Culture of Fear
One-liner: Not one bad interaction but the whole climate: an unspoken rule that raising a problem, disagreeing, or admitting a mistake gets you punished, so everyone quietly stops doing it.
Also known as / related terms: Fear-based culture, low psychological safety, climate of silence, blame culture.
What it is: A culture of fear describes an organizational climate, not a single manager’s tactic, where employees learn through implicit or explicit retaliation that speaking up, disagreeing, or surfacing bad news carries a cost, and adjust their behavior accordingly. Kathleen Ryan and Daniel Oestreich’s book “Driving Fear Out of the Workplace,” based on interviews with hundreds of employees and managers across organizations, documented how fear operates less through overt threats and more through a steady accumulation of small signals: the colleague who got quietly sidelined after raising a concern, the meeting where dissent visibly cost someone standing. The positive-framing inverse of this climate is what Harvard Business School researcher Amy Edmondson has spent decades studying and naming psychological safety, defined as a shared belief that a team is safe for interpersonal risk-taking. Edmondson’s research shows that where psychological safety is low, people stay quiet to avoid looking ignorant, incompetent, intrusive, or negative, which is precisely the self-censoring reflex a culture of fear produces at scale.

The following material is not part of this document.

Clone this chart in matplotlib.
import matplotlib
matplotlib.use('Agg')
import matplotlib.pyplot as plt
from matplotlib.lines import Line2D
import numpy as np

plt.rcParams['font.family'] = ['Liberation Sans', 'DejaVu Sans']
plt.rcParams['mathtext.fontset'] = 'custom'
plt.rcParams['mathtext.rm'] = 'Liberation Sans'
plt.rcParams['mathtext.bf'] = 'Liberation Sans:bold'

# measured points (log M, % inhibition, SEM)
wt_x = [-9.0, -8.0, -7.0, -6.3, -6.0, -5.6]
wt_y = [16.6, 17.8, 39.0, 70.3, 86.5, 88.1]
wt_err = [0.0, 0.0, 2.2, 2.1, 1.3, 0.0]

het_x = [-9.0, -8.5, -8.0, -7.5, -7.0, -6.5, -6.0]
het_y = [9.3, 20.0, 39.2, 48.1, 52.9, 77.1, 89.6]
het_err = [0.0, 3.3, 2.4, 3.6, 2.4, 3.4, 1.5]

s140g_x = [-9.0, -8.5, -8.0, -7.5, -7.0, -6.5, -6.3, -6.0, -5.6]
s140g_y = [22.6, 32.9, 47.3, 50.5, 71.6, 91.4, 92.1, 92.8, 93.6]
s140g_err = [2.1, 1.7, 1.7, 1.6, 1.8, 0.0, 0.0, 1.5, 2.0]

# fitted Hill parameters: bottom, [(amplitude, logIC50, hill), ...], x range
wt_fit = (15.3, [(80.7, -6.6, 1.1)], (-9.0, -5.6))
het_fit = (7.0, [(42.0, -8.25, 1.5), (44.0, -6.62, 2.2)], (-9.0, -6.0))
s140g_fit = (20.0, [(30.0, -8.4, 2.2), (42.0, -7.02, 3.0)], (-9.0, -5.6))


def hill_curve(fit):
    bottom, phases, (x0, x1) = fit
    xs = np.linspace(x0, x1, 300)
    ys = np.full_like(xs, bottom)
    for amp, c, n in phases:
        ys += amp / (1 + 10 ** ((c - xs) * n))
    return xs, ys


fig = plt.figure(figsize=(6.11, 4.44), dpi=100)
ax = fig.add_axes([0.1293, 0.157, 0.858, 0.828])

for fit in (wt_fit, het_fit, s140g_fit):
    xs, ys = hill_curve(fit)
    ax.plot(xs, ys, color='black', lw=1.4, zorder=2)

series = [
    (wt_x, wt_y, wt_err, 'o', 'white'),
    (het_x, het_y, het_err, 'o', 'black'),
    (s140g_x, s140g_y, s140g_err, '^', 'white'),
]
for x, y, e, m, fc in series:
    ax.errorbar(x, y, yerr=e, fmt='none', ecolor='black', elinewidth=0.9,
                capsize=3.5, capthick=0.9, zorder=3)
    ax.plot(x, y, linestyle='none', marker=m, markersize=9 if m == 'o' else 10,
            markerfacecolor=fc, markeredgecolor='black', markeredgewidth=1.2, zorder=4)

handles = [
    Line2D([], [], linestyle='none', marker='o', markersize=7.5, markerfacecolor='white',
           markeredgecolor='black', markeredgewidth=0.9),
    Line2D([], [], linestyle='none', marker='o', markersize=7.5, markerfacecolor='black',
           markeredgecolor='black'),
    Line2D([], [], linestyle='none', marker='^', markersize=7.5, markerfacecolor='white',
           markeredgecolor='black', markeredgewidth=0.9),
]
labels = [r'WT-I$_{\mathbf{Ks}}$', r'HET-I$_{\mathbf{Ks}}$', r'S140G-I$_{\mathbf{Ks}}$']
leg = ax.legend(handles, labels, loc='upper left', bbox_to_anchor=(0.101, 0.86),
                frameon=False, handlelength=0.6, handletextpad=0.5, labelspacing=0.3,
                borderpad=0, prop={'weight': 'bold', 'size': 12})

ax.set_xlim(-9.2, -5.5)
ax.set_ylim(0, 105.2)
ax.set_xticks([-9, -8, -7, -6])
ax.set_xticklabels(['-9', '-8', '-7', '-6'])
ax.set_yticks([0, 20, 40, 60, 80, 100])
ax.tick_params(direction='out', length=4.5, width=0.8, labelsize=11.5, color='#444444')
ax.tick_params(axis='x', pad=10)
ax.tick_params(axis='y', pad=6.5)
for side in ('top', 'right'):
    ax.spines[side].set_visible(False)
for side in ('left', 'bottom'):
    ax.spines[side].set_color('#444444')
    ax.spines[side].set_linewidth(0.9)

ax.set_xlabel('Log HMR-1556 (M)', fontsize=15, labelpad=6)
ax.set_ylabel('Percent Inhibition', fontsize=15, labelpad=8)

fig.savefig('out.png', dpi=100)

What it looks like (workplace): Meetings where problems are described in the vaguest possible terms, a new hire is quietly told “don’t bring that up with leadership,” or everyone privately agrees a plan is flawed but no one says so out loud because the last person who raised concerns was managed out within the quarter.

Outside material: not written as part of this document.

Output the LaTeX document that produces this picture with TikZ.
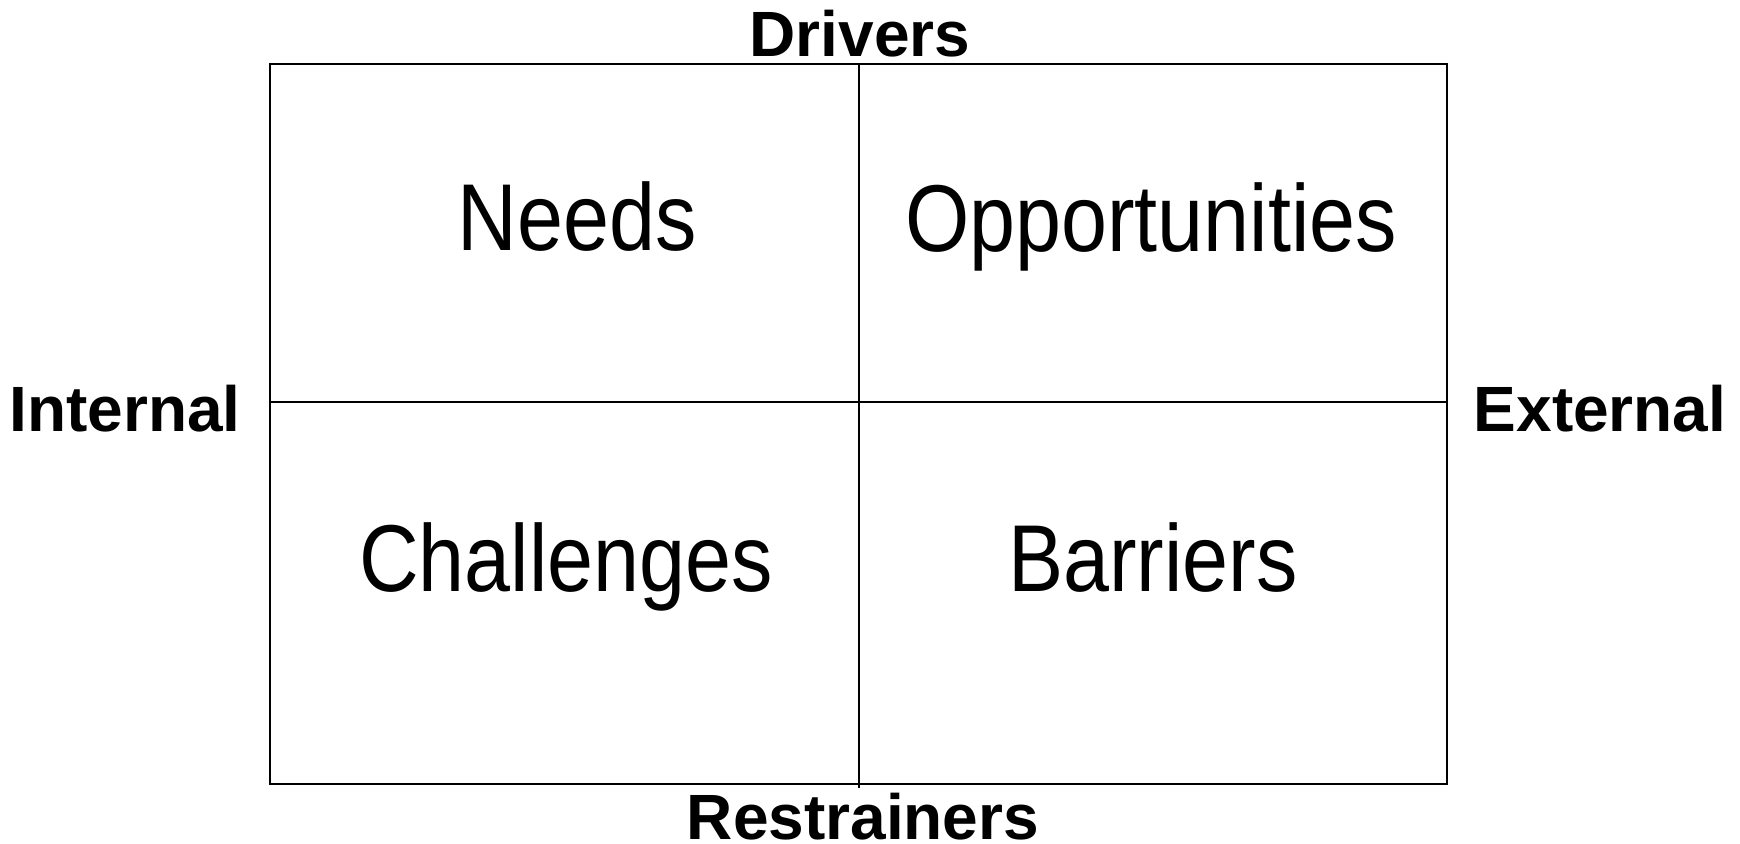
\documentclass[tikz,border=0pt]{standalone}
\usepackage{fontspec}
\setmainfont{Liberation Sans}
\newfontfamily\narrowfont[FakeStretch=0.87]{Liberation Sans}
\tikzset{
  axislabel/.style={anchor=base,inner sep=0pt,font=\fontsize{32}{36}\selectfont\bfseries},
  quadlabel/.style={anchor=base,inner sep=0pt,font=\narrowfont\fontsize{47.5}{52}\selectfont}
}
\begin{document}
\begin{tikzpicture}[x=0.5pt,y=-0.5pt]
          \useasboundingbox (0,0) rectangle (1740,844);
          \coordinate (tl) at (270,64);
          \coordinate (br) at (1447,784);
          \draw[line width=1pt] (tl) rectangle (br);
          \draw[line width=1pt] (859,64) -- (859,788);
          \draw[line width=1pt] (270,402) -- (1447,402);
          \node[quadlabel] (needs) at (577,251) {Needs};
          \node[quadlabel] (opportunities) at (1151,252) {Opportunities};
          \node[quadlabel] (challenges) at (566,591) {Challenges};
          \node[quadlabel] (barriers) at (1153,591) {Barriers};
          \node[axislabel] (drivers) at (860,57) {Drivers};
          \node[axislabel] (restrainers) at (863,839) {Restrainers};
          \node[axislabel] (internal) at (125,432) {Internal};
          \node[axislabel] (external) at (1600,432) {External};
        \end{tikzpicture}
\end{document}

Why they do it: Rarely a single person’s design; it tends to be sustained by leadership that punishes, or is perceived to punish, dissent, bad news, or visible mistakes, whether intentionally to maintain control or unintentionally through repeated harsh reactions that teach everyone else to self-censor.
How to protect yourself:
- Notice whether concerns are punished consistently or just occasionally; a pattern is more telling than one bad reaction.

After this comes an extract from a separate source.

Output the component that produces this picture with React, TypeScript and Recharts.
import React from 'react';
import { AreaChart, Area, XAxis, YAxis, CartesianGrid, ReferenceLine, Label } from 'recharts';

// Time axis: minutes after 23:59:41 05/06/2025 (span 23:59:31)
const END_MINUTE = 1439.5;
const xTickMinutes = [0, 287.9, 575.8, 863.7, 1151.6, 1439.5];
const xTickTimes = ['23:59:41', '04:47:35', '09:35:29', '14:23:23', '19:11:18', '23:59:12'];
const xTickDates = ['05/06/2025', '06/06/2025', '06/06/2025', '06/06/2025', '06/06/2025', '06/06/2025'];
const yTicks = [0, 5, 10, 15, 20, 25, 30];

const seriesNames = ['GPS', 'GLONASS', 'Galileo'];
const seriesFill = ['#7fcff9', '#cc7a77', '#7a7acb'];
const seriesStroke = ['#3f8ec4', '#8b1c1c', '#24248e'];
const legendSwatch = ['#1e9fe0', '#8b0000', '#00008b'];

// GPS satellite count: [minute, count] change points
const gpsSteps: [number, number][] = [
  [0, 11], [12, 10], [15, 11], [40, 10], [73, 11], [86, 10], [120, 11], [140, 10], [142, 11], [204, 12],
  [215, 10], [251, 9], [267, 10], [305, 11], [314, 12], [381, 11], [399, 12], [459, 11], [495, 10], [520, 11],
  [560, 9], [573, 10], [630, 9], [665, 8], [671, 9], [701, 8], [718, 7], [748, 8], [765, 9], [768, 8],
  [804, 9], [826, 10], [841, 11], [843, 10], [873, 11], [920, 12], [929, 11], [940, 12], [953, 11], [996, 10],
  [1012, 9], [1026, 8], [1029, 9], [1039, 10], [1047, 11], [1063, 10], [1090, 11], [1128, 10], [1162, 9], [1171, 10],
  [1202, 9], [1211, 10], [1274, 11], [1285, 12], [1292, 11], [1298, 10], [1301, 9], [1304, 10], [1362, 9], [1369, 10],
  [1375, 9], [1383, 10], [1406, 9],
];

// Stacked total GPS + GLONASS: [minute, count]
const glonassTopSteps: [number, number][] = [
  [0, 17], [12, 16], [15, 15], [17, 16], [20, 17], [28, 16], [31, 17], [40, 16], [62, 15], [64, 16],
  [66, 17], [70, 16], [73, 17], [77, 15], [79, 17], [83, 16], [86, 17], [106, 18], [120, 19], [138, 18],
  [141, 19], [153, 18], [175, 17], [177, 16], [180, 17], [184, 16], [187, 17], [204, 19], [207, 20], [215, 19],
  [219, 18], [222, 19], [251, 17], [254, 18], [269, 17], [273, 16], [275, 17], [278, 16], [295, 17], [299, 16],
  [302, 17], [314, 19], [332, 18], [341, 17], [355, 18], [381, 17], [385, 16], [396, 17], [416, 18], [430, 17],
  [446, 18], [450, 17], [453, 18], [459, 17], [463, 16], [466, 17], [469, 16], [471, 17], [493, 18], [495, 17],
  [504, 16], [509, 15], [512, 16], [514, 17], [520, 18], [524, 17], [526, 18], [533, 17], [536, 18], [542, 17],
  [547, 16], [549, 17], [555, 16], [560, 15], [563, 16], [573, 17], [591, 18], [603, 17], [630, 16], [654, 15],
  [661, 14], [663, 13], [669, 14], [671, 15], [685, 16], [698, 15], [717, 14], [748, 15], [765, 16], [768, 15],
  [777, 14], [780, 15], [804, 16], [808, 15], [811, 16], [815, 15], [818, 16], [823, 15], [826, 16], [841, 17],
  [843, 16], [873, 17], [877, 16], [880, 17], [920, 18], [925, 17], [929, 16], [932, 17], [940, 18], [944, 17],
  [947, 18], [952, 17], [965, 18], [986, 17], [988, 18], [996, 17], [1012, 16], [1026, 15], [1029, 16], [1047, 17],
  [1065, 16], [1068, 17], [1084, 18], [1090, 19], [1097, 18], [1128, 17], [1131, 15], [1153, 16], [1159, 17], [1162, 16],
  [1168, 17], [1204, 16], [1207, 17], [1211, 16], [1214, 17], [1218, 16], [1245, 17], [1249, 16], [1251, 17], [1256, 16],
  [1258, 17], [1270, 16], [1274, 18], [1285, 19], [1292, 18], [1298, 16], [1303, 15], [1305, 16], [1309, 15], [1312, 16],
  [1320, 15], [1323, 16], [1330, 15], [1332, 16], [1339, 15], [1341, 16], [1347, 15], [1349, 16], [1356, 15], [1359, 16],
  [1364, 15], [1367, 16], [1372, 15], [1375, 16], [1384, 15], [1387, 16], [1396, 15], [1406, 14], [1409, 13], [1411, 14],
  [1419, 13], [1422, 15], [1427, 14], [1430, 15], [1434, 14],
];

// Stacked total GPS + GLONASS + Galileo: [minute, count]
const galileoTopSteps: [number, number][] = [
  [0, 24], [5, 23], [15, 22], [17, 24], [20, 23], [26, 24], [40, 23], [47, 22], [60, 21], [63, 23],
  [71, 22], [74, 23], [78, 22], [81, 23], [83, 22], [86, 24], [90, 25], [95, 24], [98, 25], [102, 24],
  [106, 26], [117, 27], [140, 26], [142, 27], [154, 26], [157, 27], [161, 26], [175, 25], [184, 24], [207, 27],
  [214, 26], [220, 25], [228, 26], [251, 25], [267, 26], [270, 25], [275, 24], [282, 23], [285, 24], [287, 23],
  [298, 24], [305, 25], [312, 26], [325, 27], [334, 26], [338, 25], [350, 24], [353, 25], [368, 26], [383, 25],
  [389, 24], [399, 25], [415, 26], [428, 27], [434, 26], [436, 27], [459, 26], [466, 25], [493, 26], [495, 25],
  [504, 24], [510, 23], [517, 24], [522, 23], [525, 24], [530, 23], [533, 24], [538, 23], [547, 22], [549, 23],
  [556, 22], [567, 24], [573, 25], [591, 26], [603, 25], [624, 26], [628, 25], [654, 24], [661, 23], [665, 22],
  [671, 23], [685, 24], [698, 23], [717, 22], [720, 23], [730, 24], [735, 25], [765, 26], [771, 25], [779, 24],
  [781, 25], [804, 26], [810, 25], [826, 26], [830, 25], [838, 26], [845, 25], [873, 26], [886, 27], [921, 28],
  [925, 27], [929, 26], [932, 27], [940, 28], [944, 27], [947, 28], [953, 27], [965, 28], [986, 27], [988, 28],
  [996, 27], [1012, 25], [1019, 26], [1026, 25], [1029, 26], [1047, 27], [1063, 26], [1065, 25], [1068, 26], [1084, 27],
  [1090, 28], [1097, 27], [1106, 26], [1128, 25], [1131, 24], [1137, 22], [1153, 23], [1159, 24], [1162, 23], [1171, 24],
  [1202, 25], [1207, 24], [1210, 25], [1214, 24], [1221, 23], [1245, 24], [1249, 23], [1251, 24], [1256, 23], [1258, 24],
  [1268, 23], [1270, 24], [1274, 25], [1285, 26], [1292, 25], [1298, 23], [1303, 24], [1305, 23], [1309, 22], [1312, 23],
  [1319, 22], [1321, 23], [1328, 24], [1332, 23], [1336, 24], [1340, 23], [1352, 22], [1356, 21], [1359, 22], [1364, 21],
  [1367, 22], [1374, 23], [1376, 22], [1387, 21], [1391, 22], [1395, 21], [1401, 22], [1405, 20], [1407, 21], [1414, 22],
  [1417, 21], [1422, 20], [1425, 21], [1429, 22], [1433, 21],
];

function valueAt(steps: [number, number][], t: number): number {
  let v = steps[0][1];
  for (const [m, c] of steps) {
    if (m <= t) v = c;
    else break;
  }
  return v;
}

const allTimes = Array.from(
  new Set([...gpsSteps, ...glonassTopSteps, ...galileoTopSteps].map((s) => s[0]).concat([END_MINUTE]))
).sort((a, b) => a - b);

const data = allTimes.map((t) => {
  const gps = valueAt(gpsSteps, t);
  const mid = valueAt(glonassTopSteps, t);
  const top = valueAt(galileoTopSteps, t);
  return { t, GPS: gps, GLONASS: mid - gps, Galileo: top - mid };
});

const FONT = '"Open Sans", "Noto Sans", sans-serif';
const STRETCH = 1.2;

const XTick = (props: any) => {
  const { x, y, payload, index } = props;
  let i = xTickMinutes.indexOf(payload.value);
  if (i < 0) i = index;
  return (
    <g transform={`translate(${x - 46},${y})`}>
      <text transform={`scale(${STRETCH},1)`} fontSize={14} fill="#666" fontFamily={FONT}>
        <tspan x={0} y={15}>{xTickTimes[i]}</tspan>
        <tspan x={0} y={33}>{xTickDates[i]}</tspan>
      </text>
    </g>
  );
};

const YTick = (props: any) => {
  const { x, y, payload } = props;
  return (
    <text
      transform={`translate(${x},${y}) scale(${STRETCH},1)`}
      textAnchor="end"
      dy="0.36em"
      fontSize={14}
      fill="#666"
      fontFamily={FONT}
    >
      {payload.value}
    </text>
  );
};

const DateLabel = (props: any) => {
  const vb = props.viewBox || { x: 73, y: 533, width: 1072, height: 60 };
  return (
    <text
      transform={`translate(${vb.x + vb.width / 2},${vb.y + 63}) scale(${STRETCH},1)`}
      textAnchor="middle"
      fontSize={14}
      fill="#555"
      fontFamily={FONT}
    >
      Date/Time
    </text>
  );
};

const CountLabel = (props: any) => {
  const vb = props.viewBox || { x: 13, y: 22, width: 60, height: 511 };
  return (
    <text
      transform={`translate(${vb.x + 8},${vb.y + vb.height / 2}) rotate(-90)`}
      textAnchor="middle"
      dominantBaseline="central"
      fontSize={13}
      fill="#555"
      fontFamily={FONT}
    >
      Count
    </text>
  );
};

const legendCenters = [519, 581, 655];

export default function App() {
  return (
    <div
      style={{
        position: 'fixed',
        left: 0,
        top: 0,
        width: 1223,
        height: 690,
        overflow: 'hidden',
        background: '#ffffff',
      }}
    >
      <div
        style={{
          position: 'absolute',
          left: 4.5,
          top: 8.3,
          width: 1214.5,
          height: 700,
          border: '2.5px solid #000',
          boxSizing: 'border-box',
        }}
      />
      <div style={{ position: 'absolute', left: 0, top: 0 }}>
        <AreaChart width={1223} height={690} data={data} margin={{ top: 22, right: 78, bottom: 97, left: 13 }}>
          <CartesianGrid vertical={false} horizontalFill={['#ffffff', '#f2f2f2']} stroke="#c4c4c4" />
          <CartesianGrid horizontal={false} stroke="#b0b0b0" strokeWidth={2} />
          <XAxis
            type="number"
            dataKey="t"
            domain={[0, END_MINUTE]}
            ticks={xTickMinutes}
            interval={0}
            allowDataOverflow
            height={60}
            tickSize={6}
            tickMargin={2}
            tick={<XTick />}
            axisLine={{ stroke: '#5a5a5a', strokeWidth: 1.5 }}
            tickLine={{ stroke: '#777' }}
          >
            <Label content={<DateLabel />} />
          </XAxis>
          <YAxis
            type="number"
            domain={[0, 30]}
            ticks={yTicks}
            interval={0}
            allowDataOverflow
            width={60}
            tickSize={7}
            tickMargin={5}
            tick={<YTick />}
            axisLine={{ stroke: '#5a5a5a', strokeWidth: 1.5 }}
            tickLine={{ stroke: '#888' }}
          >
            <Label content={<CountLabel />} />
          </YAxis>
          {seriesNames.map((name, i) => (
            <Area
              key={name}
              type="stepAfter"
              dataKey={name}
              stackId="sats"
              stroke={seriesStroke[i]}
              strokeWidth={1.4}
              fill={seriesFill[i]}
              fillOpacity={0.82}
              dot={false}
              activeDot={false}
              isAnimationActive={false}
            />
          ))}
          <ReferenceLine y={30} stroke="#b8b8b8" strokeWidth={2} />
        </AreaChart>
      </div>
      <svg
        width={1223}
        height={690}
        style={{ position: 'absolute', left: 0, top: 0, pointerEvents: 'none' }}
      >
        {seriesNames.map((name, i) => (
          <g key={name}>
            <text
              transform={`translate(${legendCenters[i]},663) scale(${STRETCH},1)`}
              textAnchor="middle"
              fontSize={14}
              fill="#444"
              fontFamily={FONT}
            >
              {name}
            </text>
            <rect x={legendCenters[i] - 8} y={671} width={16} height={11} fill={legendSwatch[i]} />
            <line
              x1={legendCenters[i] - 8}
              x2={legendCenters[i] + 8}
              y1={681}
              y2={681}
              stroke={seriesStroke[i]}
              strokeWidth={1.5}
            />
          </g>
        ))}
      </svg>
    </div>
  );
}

- Document your own contributions and concerns in writing so your track record exists independent of the room’s dynamics.
- Find or build a smaller trusted circle where candor is still possible, even if it isn’t safe organization-wide.
- Weigh the real cost of staying silent against the real cost of speaking up; in a genuine culture of fear, both carry risk, and that’s worth naming to yourself honestly.
Cross-links: Persian Messenger Syndrome, Coalition-Building / Mobbing, Group Gaslighting / Manufactured Consensus.
Sources:
- Driving Fear Out of the Workplace: Creating the High-Trust, High-Performance Organization, Google Books, Kathleen Ryan and Daniel Oestreich’s book documenting fear dynamics across organizations.
- 4 Steps to Boost Psychological Safety at Your Workplace, Harvard Business Review, Amy Edmondson’s research on the fear of speaking up and how organizations counter it.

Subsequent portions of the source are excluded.